Super Street Fighter II Turbo HD Remix Hands-On

We take Capcom's HD makeover of its classic fighter for a spin.


Ever since Capcom first announced its upcoming HD makeover of Street Fighter, we've been curious to see just how the anticipated game was going to look and play. While a full graphical makeover of one of the installments in the classic series sounded awesome in theory, we wondered how that would work out in practice. We finally got to find out at Capcom's recent London press event, where a limited demo of the game was on display.

Same characters, same moves, new looks.
Same characters, same moves, new looks.

The playable demo was from a work-in-progress version of the Xbox 360 game and featured only two stages and two fighters for attendees to brawl with in local versus matches. Ken and Ryu were the only selectable fighters, while Ken's dock stage and Balrog's Vegas street stage were the two stages. The striking demo popped off the screen thanks to its stunningly crisp graphics that were so very clear. The redone sprites for Ken and Ryu came very close to the concept art shown for the game back when it was first announced. The pair moved smoothly and had what appeared to be the right amount of animation, which was very cool, though frankly it was a little jarring to the eye after decades of being accustomed to the original visuals. At first blush the game has the hyperclean look of a flash game, which isn't necessarily a bad thing. The revamped visuals stay true to the look of the original game and offer a bit more personality in the faces of the crowd members. If you're familiar with Udon's work in the Street Fighter comics, you know what to expect.

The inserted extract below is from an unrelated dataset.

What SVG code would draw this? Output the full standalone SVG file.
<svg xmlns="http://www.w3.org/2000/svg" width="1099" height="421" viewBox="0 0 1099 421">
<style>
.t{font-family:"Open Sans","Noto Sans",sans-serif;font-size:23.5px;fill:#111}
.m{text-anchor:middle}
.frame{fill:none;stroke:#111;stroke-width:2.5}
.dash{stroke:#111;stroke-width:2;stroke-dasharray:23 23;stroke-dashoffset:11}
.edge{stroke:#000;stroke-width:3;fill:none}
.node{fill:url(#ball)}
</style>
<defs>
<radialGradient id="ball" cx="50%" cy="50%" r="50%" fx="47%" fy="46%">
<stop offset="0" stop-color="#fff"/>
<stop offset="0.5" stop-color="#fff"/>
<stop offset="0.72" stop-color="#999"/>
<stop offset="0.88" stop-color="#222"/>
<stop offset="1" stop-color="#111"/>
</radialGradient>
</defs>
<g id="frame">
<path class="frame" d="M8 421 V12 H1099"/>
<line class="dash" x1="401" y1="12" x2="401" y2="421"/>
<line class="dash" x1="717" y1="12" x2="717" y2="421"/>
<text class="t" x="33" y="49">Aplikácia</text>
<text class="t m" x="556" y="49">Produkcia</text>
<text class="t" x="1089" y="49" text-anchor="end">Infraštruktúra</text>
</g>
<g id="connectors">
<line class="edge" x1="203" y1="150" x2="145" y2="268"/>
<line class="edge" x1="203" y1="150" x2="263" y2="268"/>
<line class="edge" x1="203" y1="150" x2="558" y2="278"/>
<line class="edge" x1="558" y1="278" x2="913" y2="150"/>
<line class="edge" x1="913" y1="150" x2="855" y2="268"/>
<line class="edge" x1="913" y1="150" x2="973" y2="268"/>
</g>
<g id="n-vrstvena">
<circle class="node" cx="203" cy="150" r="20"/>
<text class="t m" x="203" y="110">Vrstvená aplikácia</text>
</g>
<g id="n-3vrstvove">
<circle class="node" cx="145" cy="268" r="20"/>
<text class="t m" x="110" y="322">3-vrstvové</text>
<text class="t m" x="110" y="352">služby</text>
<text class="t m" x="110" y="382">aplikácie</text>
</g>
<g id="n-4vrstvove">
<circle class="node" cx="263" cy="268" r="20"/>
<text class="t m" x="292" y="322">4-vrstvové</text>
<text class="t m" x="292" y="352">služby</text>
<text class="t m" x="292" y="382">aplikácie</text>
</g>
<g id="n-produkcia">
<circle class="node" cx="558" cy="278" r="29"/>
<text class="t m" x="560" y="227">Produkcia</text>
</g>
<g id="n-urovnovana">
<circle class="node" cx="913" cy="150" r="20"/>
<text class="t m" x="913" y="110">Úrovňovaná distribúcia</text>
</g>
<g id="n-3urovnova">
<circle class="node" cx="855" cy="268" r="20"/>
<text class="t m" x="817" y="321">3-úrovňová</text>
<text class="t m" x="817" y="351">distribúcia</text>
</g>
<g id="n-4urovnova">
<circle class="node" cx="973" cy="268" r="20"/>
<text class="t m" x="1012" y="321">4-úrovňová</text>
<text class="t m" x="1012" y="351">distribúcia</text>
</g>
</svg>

Aside from the visuals, our other concern was how the game would control. We're pleased to say that so far, things seem to being going well. The game's control was pretty much spot-on from what we could tell, provided you're playing with an arcade stick. Of the handful of kiosks with the game on display, the lone station with the arcade stick wound up getting the most foot traffic from those in attendance, so we're pretty sure it wasn't just us being finicky. For all of the Xbox 360 controller's positive aspects, its D pad and analog stick still don't do it for us when we play 2D fighters. Thankfully all seems right with the world when you're using an arcade stick. The game handles well and is benefiting from Capcom and developer Backbone's deliberate tweaking to ensure the game is faithful to the original.

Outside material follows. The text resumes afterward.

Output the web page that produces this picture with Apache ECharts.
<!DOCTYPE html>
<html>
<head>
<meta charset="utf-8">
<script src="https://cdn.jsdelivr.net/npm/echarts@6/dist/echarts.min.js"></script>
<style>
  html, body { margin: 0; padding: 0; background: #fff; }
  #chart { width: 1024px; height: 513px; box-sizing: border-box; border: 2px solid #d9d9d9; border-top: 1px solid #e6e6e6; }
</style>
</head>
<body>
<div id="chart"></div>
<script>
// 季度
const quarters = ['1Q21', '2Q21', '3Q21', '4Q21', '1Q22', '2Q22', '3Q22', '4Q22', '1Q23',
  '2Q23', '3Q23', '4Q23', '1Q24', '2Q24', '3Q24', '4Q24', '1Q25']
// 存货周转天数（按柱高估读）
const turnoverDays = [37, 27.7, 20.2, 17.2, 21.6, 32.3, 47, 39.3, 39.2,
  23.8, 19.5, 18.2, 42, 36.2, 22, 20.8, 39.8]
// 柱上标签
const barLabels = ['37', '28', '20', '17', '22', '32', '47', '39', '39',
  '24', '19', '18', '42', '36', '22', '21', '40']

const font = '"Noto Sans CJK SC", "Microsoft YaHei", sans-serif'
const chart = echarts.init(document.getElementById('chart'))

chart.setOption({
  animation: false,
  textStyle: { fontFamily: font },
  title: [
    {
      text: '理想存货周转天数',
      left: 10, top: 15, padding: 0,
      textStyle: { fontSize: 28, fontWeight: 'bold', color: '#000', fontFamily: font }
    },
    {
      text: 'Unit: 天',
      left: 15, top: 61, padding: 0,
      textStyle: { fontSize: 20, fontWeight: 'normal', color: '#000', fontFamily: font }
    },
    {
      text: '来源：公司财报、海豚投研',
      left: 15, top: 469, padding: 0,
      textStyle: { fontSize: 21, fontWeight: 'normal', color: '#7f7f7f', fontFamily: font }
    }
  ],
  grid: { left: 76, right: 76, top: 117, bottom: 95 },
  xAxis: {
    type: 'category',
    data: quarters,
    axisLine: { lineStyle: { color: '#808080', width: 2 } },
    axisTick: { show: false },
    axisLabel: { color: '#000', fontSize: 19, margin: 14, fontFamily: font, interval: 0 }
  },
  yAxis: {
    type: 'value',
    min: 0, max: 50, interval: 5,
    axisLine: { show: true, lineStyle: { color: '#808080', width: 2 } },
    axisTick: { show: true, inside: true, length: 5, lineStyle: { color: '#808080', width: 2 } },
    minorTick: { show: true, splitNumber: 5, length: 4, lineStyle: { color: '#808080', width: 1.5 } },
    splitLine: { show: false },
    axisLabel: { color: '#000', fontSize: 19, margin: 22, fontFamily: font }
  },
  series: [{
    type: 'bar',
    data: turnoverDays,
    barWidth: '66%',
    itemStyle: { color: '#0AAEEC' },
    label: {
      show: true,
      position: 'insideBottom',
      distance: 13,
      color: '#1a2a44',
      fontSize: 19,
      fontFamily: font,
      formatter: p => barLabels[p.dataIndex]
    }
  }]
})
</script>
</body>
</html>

The locations will have a familiar feel too.
The locations will have a familiar feel too.

Based on what we played, Super Street Fighter II Turbo HD is headed in a positive direction and is worthy of some healthy anticipation. Although the game's release has been moved back from late this year to early 2008, we'd rather wait and let Capcom get it right than deal with a rush job. The upgraded visuals, refined gameplay, and extra content being prepped for the game all seem well worth the wait if they maintain the level of quality we saw. Super Street Fighter II Turbo HD is slated to ship early next year for the PlayStation 3 and the Xbox 360. Look for more on the game in the coming months.